A study indicates that African-Americans living in Minnesota and around the country are far more likely that whites to be wrongly convicted of a variety of types of crimes. The study, which was completed by the National Registry of Exonerations, determined that African-Americans were 12 times as likely to be falsely convicted of drug charges and seven times as likely to be erroneously convicted of murder when compared to whites.

Researchers were able to determine this by going over cases between 1989 and 2016 and looking at the rate of exonerations. They discovered that of the 1,900 people exonerated after being convicted of a crime, just shy of half of those were African-American.

Unsurprisingly, the apparent reason for the high wrong conviction rate is due to bias and racism. Researchers found that official misconduct was much more likely when an African-American was wrongly convicted of a crime. A number of reversals have come as a result of lab results showing that people convicted of drug crimes were not actually in possession of illicit substances.

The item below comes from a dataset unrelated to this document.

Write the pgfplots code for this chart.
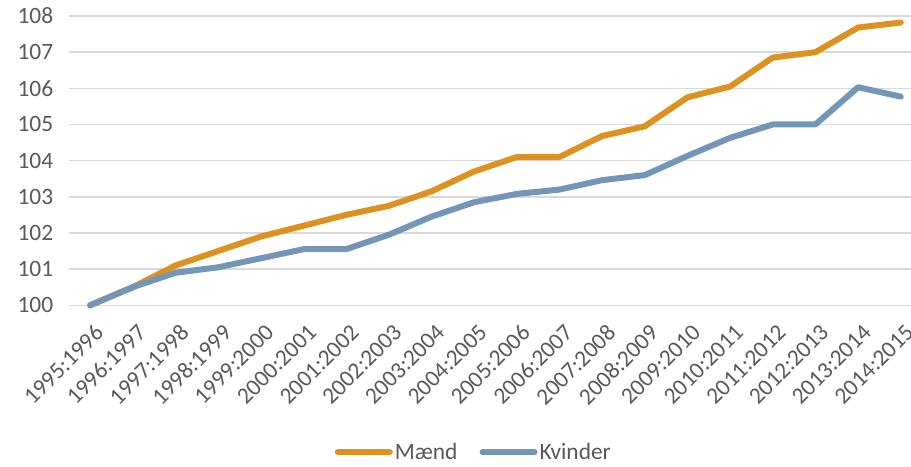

There are a variety of ways that someone can end up facing drug charges. Along with selling drugs, people may also face charges if they have illegal substances or paraphernalia in their possession. Even misdemeanor charges can result in fines and jail time, so people should take these charges seriously. A lawyer could assist a defendant in determining if law enforcement collected and handled evidence in a lawful manner, and counsel may also be able to arrange for a plea bargain that reduces the penalties.